In 2009 the territory of the centralised Sinhala Buddhist state was consolidated with the defeat of the LTTE. With many Tamils becoming victims of the military operations, another layer of grievances has been added to what existed before. In the post-war period other minorities, especially Muslims, have become victims of Sinhala Buddhist extremism. But there have been very few developments to reform the state that reflects the plural character of the society. Instead, a notion of reconciliation has begun to dominate the ideological debate.

Reconciliation focuses on society rather than the nature of the state and state-society relations. Arguing that Sri Lankan’s conflict is a conflict in society is to continue the discourse of “communalism” that started with the establishment of the centralised state under British colonialism. As mentioned above, along with institutions of the state Sri Lanka was supposed to develop a national identity. This meant transcending what were called “communal identities” which were supposed to be backward. When this did not happen, rather than critically analysing the nature of the state, processes in society were blamed. The notion of “civic conflict” has the same ideological basis.

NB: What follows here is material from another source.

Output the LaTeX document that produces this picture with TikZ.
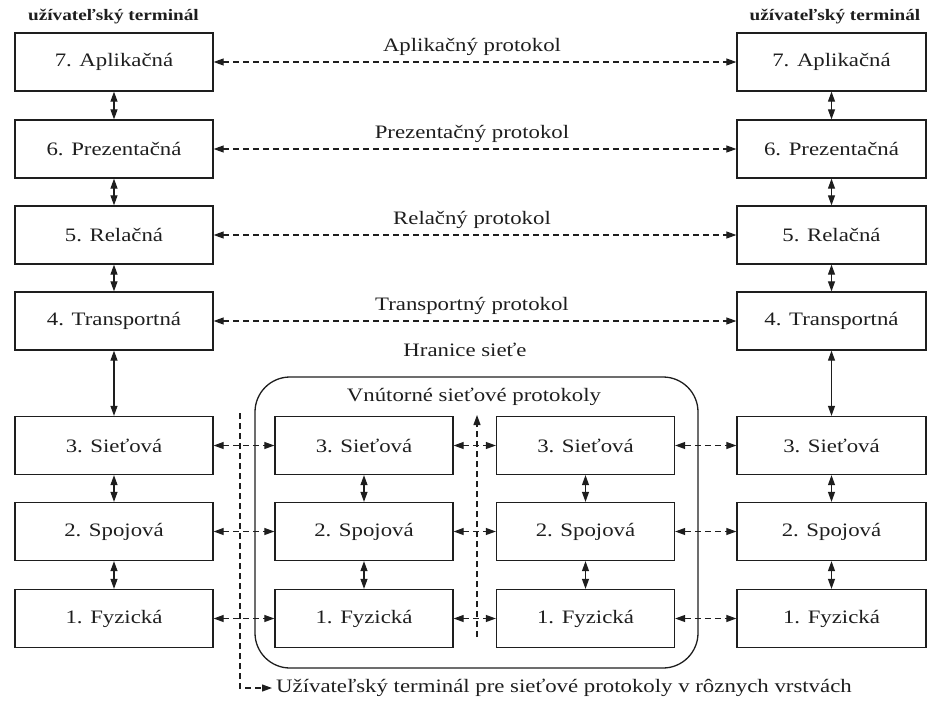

Although there is an element of prejudice and animosity between identity groups in Sri Lanka society, they exist in the context of a centralised Sinhala Buddhist state. To ignore this, as it is happening with the ideology of reconciliation, is to ignore the need for fundamental state reform focusing on its structure, identity and public policies to suit a multi-ethnic and multi-religious society. What we need is not a nation-state with a unified identity, but a state that has space for multiple identities. This has to go in parallel to work in society. But at present, as in the case of poverty alleviation, challenging reconciliation at ideological level seems to be important.